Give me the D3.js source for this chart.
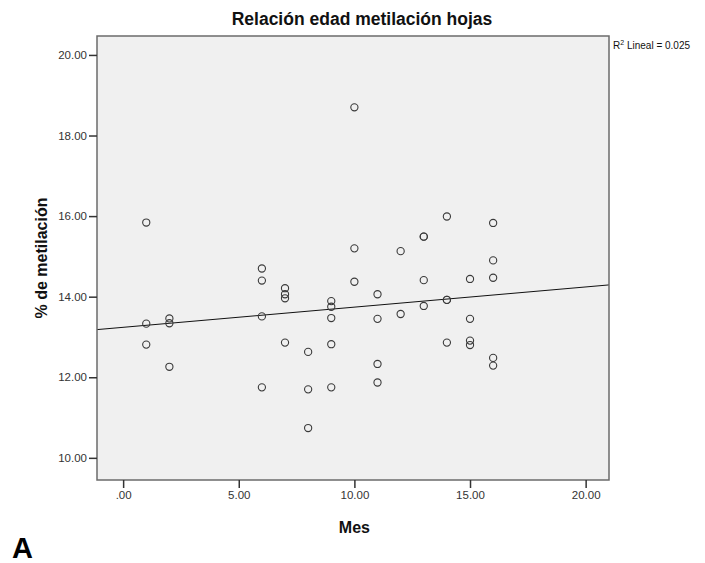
<!DOCTYPE html>
<html>
<head>
<meta charset="utf-8">
<script src="https://cdn.jsdelivr.net/npm/d3@7"></script>
<style>
  body { margin: 0; background: #fff; }
  text { font-family: Arial, "Liberation Sans", sans-serif; }
</style>
</head>
<body>
<div id="chart"></div>
<script>
// Data: months and % methylation
const mes = [1, 1, 1, 2, 2, 2, 6, 6, 6, 6, 7, 7, 7, 7, 8, 8, 8,
    9, 9, 9, 9, 9, 10, 10, 10, 11, 11, 11, 11, 12, 12,
    13, 13, 13, 13, 14, 14, 14, 14, 15, 15, 15, 15,
    16, 16, 16, 16, 16];
const metilacion = [15.84, 13.33, 12.81, 13.46, 13.34, 12.26,
    14.70, 14.40, 13.51, 11.75, 14.21, 14.06, 13.96, 12.86,
    12.63, 11.70, 10.74, 13.89, 13.75, 13.47, 12.82, 11.75,
    18.70, 15.20, 14.37, 14.06, 13.45, 12.33, 11.87, 15.13, 13.57,
    15.49, 15.49, 14.41, 13.77, 15.99, 13.92, 13.92, 12.86,
    14.44, 13.45, 12.91, 12.80, 15.83, 14.90, 14.47, 12.48, 12.29];
const xTicks = [0, 5, 10, 15, 20];
const yTicks = [10, 12, 14, 16, 18, 20];
const r2Label = "0.025";

const data = mes.map((m, i) => ({ x: m, y: metilacion[i] }));

// Set dimensions and margins
const W = 705, H = 563;
const margin = { top: 36, right: 96, bottom: 83, left: 97 };
const width = W - margin.left - margin.right;
const height = H - margin.top - margin.bottom;

const xScale = d3.scaleLinear().domain([-1.13, 21.01]).range([0, width]);
const yScale = d3.scaleLinear().domain([9.45, 20.47]).range([height, 0]);

const root = d3.select("#chart")
    .append("svg")
    .attr("width", W)
    .attr("height", H);

const svg = root.append("g")
    .attr("transform", `translate(${margin.left}, ${margin.top})`);

// plot background
svg.append("rect")
    .attr("width", width)
    .attr("height", height)
    .attr("fill", "#f0f0f0");

svg.append("clipPath")
    .attr("id", "clip")
    .append("rect")
    .attr("width", width)
    .attr("height", height);

// least squares fit line
const mx = d3.mean(data, d => d.x);
const my = d3.mean(data, d => d.y);
const slope = d3.sum(data, d => (d.x - mx) * (d.y - my)) / d3.sum(data, d => (d.x - mx) ** 2);
const intercept = my - slope * mx;
const [x0, x1] = xScale.domain();

svg.append("line")
    .attr("clip-path", "url(#clip)")
    .attr("x1", xScale(x0))
    .attr("y1", yScale(intercept + slope * x0))
    .attr("x2", xScale(x1))
    .attr("y2", yScale(intercept + slope * x1))
    .attr("stroke", "#111")
    .attr("stroke-width", 1);

// points
svg.selectAll(".pt")
    .data(data)
    .enter()
    .append("circle")
    .attr("class", "pt")
    .attr("cx", d => xScale(d.x))
    .attr("cy", d => yScale(d.y))
    .attr("r", 3.6)
    .attr("fill", "none")
    .attr("stroke", "#3a3a3a")
    .attr("stroke-width", 1.1);

// frame
svg.append("rect")
    .attr("width", width)
    .attr("height", height)
    .attr("fill", "none")
    .attr("stroke", "#6b6b6b")
    .attr("stroke-width", 1.5);

// x axis
const xAxis = svg.append("g")
    .attr("transform", `translate(0,${height})`)
    .call(d3.axisBottom(xScale)
        .tickValues(xTicks)
        .tickSize(8)
        .tickPadding(3)
        .tickFormat(d => d === 0 ? ".00" : d.toFixed(2)));
xAxis.select(".domain").remove();

// y axis
const yAxis = svg.append("g")
    .call(d3.axisLeft(yScale)
        .tickValues(yTicks)
        .tickSize(8)
        .tickPadding(2)
        .tickFormat(d => d.toFixed(2)));
yAxis.select(".domain").remove();

svg.selectAll(".tick line")
    .attr("stroke", "#333")
    .attr("stroke-width", 1.5);
svg.selectAll(".tick text")
    .attr("fill", "#333")
    .style("font-family", "Arial, 'Liberation Sans', sans-serif")
    .style("font-size", "11.5px");

// title
root.append("text")
    .attr("x", 362)
    .attr("y", 25)
    .attr("text-anchor", "middle")
    .style("font-size", "17.5px")
    .style("font-weight", "bold")
    .attr("fill", "#111")
    .text("Relación edad metilación hojas");

// axis titles
root.append("text")
    .attr("transform", `translate(47, ${margin.top + height / 2}) rotate(-90)`)
    .attr("text-anchor", "middle")
    .style("font-size", "16px")
    .style("font-weight", "bold")
    .attr("fill", "#111")
    .text("% de metilación");

root.append("text")
    .attr("x", margin.left + xScale(10))
    .attr("y", 533)
    .attr("text-anchor", "middle")
    .style("font-size", "16px")
    .style("font-weight", "bold")
    .attr("fill", "#111")
    .text("Mes");

// R2 label
const r2 = root.append("text")
    .attr("x", 613)
    .attr("y", 49)
    .style("font-size", "10px")
    .attr("fill", "#111");
r2.append("tspan").text("R");
r2.append("tspan").attr("dy", -4).style("font-size", "7px").text("2");
r2.append("tspan").attr("dy", 4).text(" Lineal = " + r2Label);

// panel letter
root.append("text")
    .attr("x", 12)
    .attr("y", 558)
    .style("font-size", "29px")
    .style("font-weight", "bold")
    .attr("fill", "#000")
    .text("A");
</script>
</body>
</html>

──────────

▶ **PROMPT**
Give the data above again in full and unchanged, skipping the pictures.

▶ **FINAL RESULT**
Give me the D3.js source for this chart.
<!DOCTYPE html>
<html>
<head>
<meta charset="utf-8">
<script src="https://cdn.jsdelivr.net/npm/d3@7"></script>
<style>
  body { margin: 0; background: #fff; }
  text { font-family: Arial, "Liberation Sans", sans-serif; }
</style>
</head>
<body>
<div id="chart"></div>
<script>
// Data: months and % methylation
const mes = [1, 1, 1, 2, 2, 2, 6, 6, 6, 6, 7, 7, 7, 7, 8, 8, 8,
    9, 9, 9, 9, 9, 10, 10, 10, 11, 11, 11, 11, 12, 12,
    13, 13, 13, 13, 14, 14, 14, 14, 15, 15, 15, 15,
    16, 16, 16, 16, 16];
const metilacion = [15.84, 13.33, 12.81, 13.46, 13.34, 12.26,
    14.70, 14.40, 13.51, 11.75, 14.21, 14.06, 13.96, 12.86,
    12.63, 11.70, 10.74, 13.89, 13.75, 13.47, 12.82, 11.75,
    18.70, 15.20, 14.37, 14.06, 13.45, 12.33, 11.87, 15.13, 13.57,
    15.49, 15.49, 14.41, 13.77, 15.99, 13.92, 13.92, 12.86,
    14.44, 13.45, 12.91, 12.80, 15.83, 14.90, 14.47, 12.48, 12.29];
const xTicks = [0, 5, 10, 15, 20];
const yTicks = [10, 12, 14, 16, 18, 20];
const r2Label = "0.025";

const data = mes.map((m, i) => ({ x: m, y: metilacion[i] }));

// Set dimensions and margins
const W = 705, H = 563;
const margin = { top: 36, right: 96, bottom: 83, left: 97 };
const width = W - margin.left - margin.right;
const height = H - margin.top - margin.bottom;

const xScale = d3.scaleLinear().domain([-1.13, 21.01]).range([0, width]);
const yScale = d3.scaleLinear().domain([9.45, 20.47]).range([height, 0]);

const root = d3.select("#chart")
    .append("svg")
    .attr("width", W)
    .attr("height", H);

const svg = root.append("g")
    .attr("transform", `translate(${margin.left}, ${margin.top})`);

// plot background
svg.append("rect")
    .attr("width", width)
    .attr("height", height)
    .attr("fill", "#f0f0f0");

svg.append("clipPath")
    .attr("id", "clip")
    .append("rect")
    .attr("width", width)
    .attr("height", height);

// least squares fit line
const mx = d3.mean(data, d => d.x);
const my = d3.mean(data, d => d.y);
const slope = d3.sum(data, d => (d.x - mx) * (d.y - my)) / d3.sum(data, d => (d.x - mx) ** 2);
const intercept = my - slope * mx;
const [x0, x1] = xScale.domain();

svg.append("line")
    .attr("clip-path", "url(#clip)")
    .attr("x1", xScale(x0))
    .attr("y1", yScale(intercept + slope * x0))
    .attr("x2", xScale(x1))
    .attr("y2", yScale(intercept + slope * x1))
    .attr("stroke", "#111")
    .attr("stroke-width", 1);

// points
svg.selectAll(".pt")
    .data(data)
    .enter()
    .append("circle")
    .attr("class", "pt")
    .attr("cx", d => xScale(d.x))
    .attr("cy", d => yScale(d.y))
    .attr("r", 3.6)
    .attr("fill", "none")
    .attr("stroke", "#3a3a3a")
    .attr("stroke-width", 1.1);

// frame
svg.append("rect")
    .attr("width", width)
    .attr("height", height)
    .attr("fill", "none")
    .attr("stroke", "#6b6b6b")
    .attr("stroke-width", 1.5);

// x axis
const xAxis = svg.append("g")
    .attr("transform", `translate(0,${height})`)
    .call(d3.axisBottom(xScale)
        .tickValues(xTicks)
        .tickSize(8)
        .tickPadding(3)
        .tickFormat(d => d === 0 ? ".00" : d.toFixed(2)));
xAxis.select(".domain").remove();

// y axis
const yAxis = svg.append("g")
    .call(d3.axisLeft(yScale)
        .tickValues(yTicks)
        .tickSize(8)
        .tickPadding(2)
        .tickFormat(d => d.toFixed(2)));
yAxis.select(".domain").remove();

svg.selectAll(".tick line")
    .attr("stroke", "#333")
    .attr("stroke-width", 1.5);
svg.selectAll(".tick text")
    .attr("fill", "#333")
    .style("font-family", "Arial, 'Liberation Sans', sans-serif")
    .style("font-size", "11.5px");

// title
root.append("text")
    .attr("x", 362)
    .attr("y", 25)
    .attr("text-anchor", "middle")
    .style("font-size", "17.5px")
    .style("font-weight", "bold")
    .attr("fill", "#111")
    .text("Relación edad metilación hojas");

// axis titles
root.append("text")
    .attr("transform", `translate(47, ${margin.top + height / 2}) rotate(-90)`)
    .attr("text-anchor", "middle")
    .style("font-size", "16px")
    .style("font-weight", "bold")
    .attr("fill", "#111")
    .text("% de metilación");

root.append("text")
    .attr("x", margin.left + xScale(10))
    .attr("y", 533)
    .attr("text-anchor", "middle")
    .style("font-size", "16px")
    .style("font-weight", "bold")
    .attr("fill", "#111")
    .text("Mes");

// R2 label
const r2 = root.append("text")
    .attr("x", 613)
    .attr("y", 49)
    .style("font-size", "10px")
    .attr("fill", "#111");
r2.append("tspan").text("R");
r2.append("tspan").attr("dy", -4).style("font-size", "7px").text("2");
r2.append("tspan").attr("dy", 4).text(" Lineal = " + r2Label);

// panel letter
root.append("text")
    .attr("x", 12)
    .attr("y", 558)
    .style("font-size", "29px")
    .style("font-weight", "bold")
    .attr("fill", "#000")
    .text("A");
</script>
</body>
</html>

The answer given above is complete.